Ketua FPDT, Doni Tanoen, menegaskan bahwa fakta di lapangan menunjukkan adanya sejumlah anggota DPRD TTS yang malas masuk kantor, enggan hadir dalam kegiatan internal, bahkan sering absen dalam rapat maupun sidang paripurna. Namun, ketika berbicara soal perjalanan dinas keluar daerah, semangat para wakil rakyat itu justru sangat tinggi.
> “Fenomena ini sangat memalukan. Pertanyaannya, apakah perjalanan dinas tersebut sungguh memberi manfaat nyata bagi masyarakat TTS atau hanya menjadi ajang pelarian dari tanggung jawab sebagai wakil rakyat?” ujar Doni dengan nada geram, Senin (8/9/2025).
Doni menilai, kondisi ini memperlihatkan lemahnya pengawasan internal DPRD. Pimpinan dewan bersama para ketua fraksi dianggap lalai menegakkan tata tertib dan disiplin. Doni menegaskan, sudah saatnya pimpinan DPRD bersikap tegas.
> “Anggota dewan yang malas berkantor dan malas ikut sidang seharusnya jangan diizinkan melakukan perjalanan dinas. Itu bentuk pemborosan anggaran rakyat. Jangan biarkan DPRD menjadi lembaga yang hanya tahu menghabiskan uang daerah tanpa kinerja jelas,” tegasnya.
Lebih lanjut, Doni menyoroti bahwa tugas utama seorang anggota DPRD bukanlah bepergian ke luar daerah, melainkan bersuara lantang saat rapat dan sidang paripurna. Menurut Doni, rapat dan sidang adalah ruang terhormat di mana wakil rakyat menyampaikan pikiran, kritik, dan aspirasi masyarakat yang diwakili.
> “Bagaimana bisa masyarakat percaya kalau kantor saja malas masuk, sidang malas hadir, bicara pun enggan? Rakyat tidak memilih bapak dan ibu dewan untuk sekadar menikmati fasilitas dan jalan-jalan. Mereka dipilih untuk bekerja, mengawasi, dan memperjuangkan kepentingan daerah,” sindir Doni tajam.
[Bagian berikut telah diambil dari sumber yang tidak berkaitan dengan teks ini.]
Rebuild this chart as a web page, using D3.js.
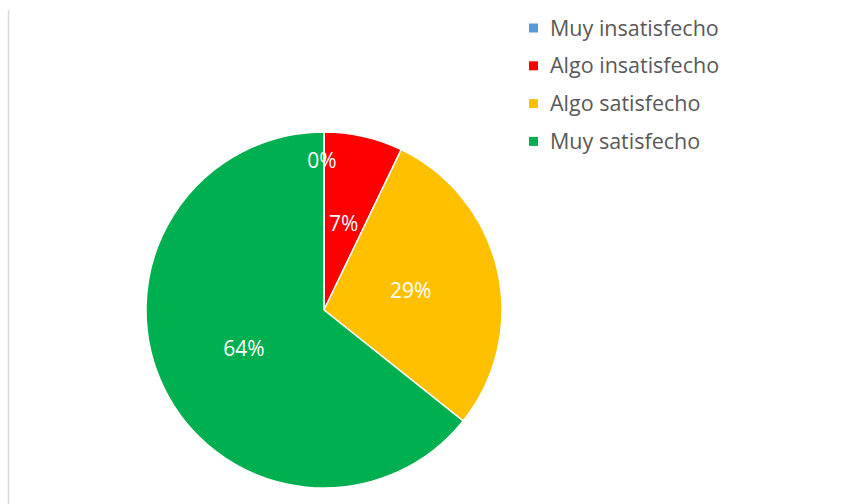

Selain soal kedisiplinan, Doni juga menyoroti masalah serius terkait ketidakpatuhan DPRD TTS terhadap jadwal dan kalender persidangan, khususnya pada agenda vital seperti pembahasan APBD induk, APBD perubahan, maupun RPJMD.
Menurut Doni, kebiasaan menunda dan tidak disiplin dalam mengikuti jadwal berujung pada pembahasan yang terburu-buru, hanya mengejar tenggat waktu, bahkan sekadar formalitas untuk ketok palu. Akibatnya, dokumen perencanaan dan anggaran yang lahir tidak mencerminkan kondisi riil daerah maupun kebutuhan mendesak masyarakat.
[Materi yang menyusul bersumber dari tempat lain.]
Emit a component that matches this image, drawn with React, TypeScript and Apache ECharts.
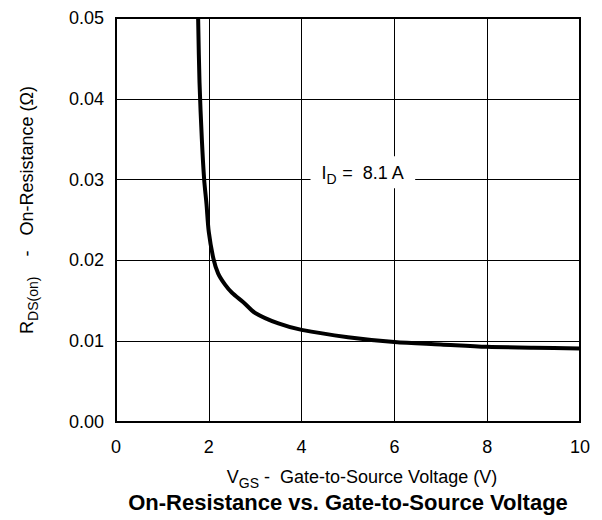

> “Kalau terus dibiarkan, DPRD hanya akan menjadi mesin stempel pemerintah. Sidang hanya jadi formalitas, tanpa analisis mendalam, tanpa aspirasi rakyat yang benar-benar diperjuangkan. Lalu apa gunanya lembaga DPRD ini ada kalau hanya jadi pelengkap penderita?” tanya Doni dengan nada menohok.
Doni menegaskan, DPRD TTS harus segera berbenah. Disiplin kehadiran harus ditegakkan, tata tertib harus dijalankan, dan fungsi representasi rakyat harus dikembalikan pada jalurnya. Tanpa perubahan itu, DPRD TTS tidak ubahnya sekumpulan pejabat yang menikmati fasilitas negara, tetapi mengabaikan amanah rakyat.
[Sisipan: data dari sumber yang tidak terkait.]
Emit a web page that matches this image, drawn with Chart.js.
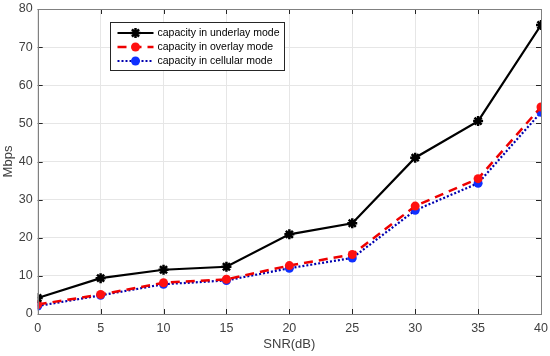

> “Kalau DPRD terus begini, masyarakat berhak marah. Jangan salahkan rakyat kalau nanti menyebut DPRD sebagai lembaga pemalas dan tukang plesiran. Ingat, rakyat memilih bukan untuk dimanfaatkan, tapi untuk diwakili dengan kerja keras dan tanggung jawab,” tutup Doni.